DATA SEGMENT =>
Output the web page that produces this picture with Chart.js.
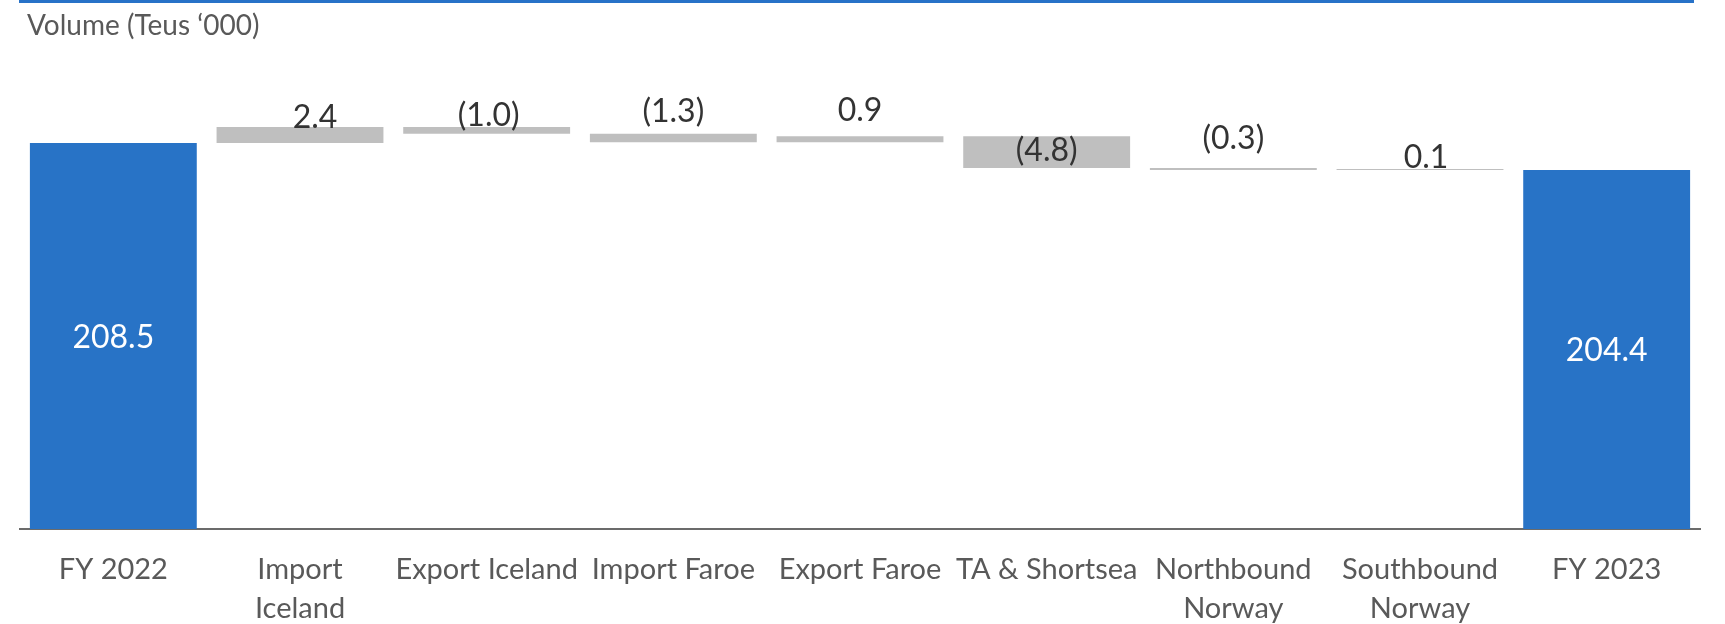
<!DOCTYPE html>
<html><head><meta charset="utf-8">
<script src="https://cdn.jsdelivr.net/npm/chart.js@4.4.1/dist/chart.umd.min.js"></script>
<style>html,body{margin:0;padding:0;background:#fff;overflow:hidden}#wrap{position:relative;width:1725px;height:624px}</style>
</head><body><div id="wrap"><canvas id="c" width="1725" height="624"></canvas></div>
<script>
// ---- data ----
const categories = [['FY 2022'], ['Import', 'Iceland'], ['Export Iceland'], ['Import Faroe'], ['Export Faroe'], ['TA & Shortsea'], ['Northbound', 'Norway'], ['Southbound', 'Norway'], ['FY 2023']];
const startTotal = 208.5;
const changes = [2.4, -1.0, -1.3, 0.9, -4.8, -0.3, 0.1];
const endTotal = 204.4;
const axisMin = 150;
const axisMax = 215;
const titleText = 'Volume (Teus \u2018000)';

// ---- label placement (styles, px) ----
const deltaLabelBaseline = [1, -1, -12, -15, 25, -19, -1]; // baseline relative to bar top
const deltaLabelDx = [15, 2, 0, 0, 0, 0, 6];

// build the floating-bar table for the waterfall
const ranges = [[axisMin, startTotal]];
let run = startTotal;
changes.forEach(c => {
  const next = Math.round((run + c) * 10) / 10;
  ranges.push([run, next]);
  run = next;
});
ranges.push([axisMin, endTotal]);

const BLUE = '#2873C6', GREY = '#BFBFBF';
const colors = ranges.map((r, i) => (i === 0 || i === ranges.length - 1) ? BLUE : GREY);
const fmt = v => v < 0 ? '(' + Math.abs(v).toFixed(1) + ')' : v.toFixed(1);

const decor = {
  id: 'decor',
  beforeDraw(chart) {
    const ctx = chart.ctx;
    ctx.save();
    ctx.fillStyle = '#2872C8';
    ctx.fillRect(19, 0, 1675, 3);
    ctx.font = '28px Lato';
    ctx.fillStyle = '#595959';
    ctx.textBaseline = 'alphabetic';
    ctx.textAlign = 'left';
    ctx.fillText(titleText, 27, 35);
    ctx.restore();
  },
  afterDatasetsDraw(chart) {
    const ctx = chart.ctx;
    const meta = chart.getDatasetMeta(0);
    ctx.save();
    ctx.font = '32px Lato';
    ctx.textAlign = 'center';
    ctx.textBaseline = 'alphabetic';
    meta.data.forEach((el, i) => {
      const top = Math.min(el.y, el.base), bot = Math.max(el.y, el.base);
      if (i === 0 || i === meta.data.length - 1) {
        const v = i === 0 ? startTotal : endTotal;
        ctx.fillStyle = '#ffffff';
        ctx.fillText(v.toFixed(1), el.x, (top + bot) / 2 + 12);
      } else {
        ctx.fillStyle = '#333333';
        ctx.fillText(fmt(changes[i - 1]), el.x + deltaLabelDx[i - 1], top + deltaLabelBaseline[i - 1]);
      }
    });
    ctx.restore();
  }
};

function draw() {
  new Chart(document.getElementById('c'), {
    type: 'bar',
    data: {
      labels: categories,
      datasets: [{
        data: ranges,
        backgroundColor: colors,
        borderWidth: 0,
        barPercentage: 0.894,
        categoryPercentage: 1.0,
        minBarLength: 1
      }]
    },
    options: {
      responsive: false,
      animation: false,
      layout: { padding: { left: 20, right: 25, top: 100, bottom: 0 } },
      plugins: { legend: { display: false }, tooltip: { enabled: false }, title: { display: false } },
      scales: {
        x: {
          z: 1,
          grid: { display: false, drawTicks: false },
          border: { display: true, color: '#6b6b6b', width: 2 },
          ticks: { color: '#595959', font: { family: 'Lato', size: 29, lineHeight: 1.345 }, padding: 21, maxRotation: 0, autoSkip: false },
          afterFit(s) { s.height = 95; }
        },
        y: { display: false, min: axisMin, max: axisMax }
      }
    },
    plugins: [decor]
  });
}
(document.fonts ? Promise.all([document.fonts.load('28px Lato'), document.fonts.load('32px Lato')]) : Promise.resolve()).then(draw, draw);
</script>
</body></html>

DIRECTIONS =>
In the data above, please extract the lines from the first one through the line with "const titleText = 'Volume (Teus \u2018000)';", exactly, and keep pictures out.

TASK OUTPUT =>
Output the web page that produces this picture with Chart.js.
<!DOCTYPE html>
<html><head><meta charset="utf-8">
<script src="https://cdn.jsdelivr.net/npm/chart.js@4.4.1/dist/chart.umd.min.js"></script>
<style>html,body{margin:0;padding:0;background:#fff;overflow:hidden}#wrap{position:relative;width:1725px;height:624px}</style>
</head><body><div id="wrap"><canvas id="c" width="1725" height="624"></canvas></div>
<script>
// ---- data ----
const categories = [['FY 2022'], ['Import', 'Iceland'], ['Export Iceland'], ['Import Faroe'], ['Export Faroe'], ['TA & Shortsea'], ['Northbound', 'Norway'], ['Southbound', 'Norway'], ['FY 2023']];
const startTotal = 208.5;
const changes = [2.4, -1.0, -1.3, 0.9, -4.8, -0.3, 0.1];
const endTotal = 204.4;
const axisMin = 150;
const axisMax = 215;
const titleText = 'Volume (Teus \u2018000)';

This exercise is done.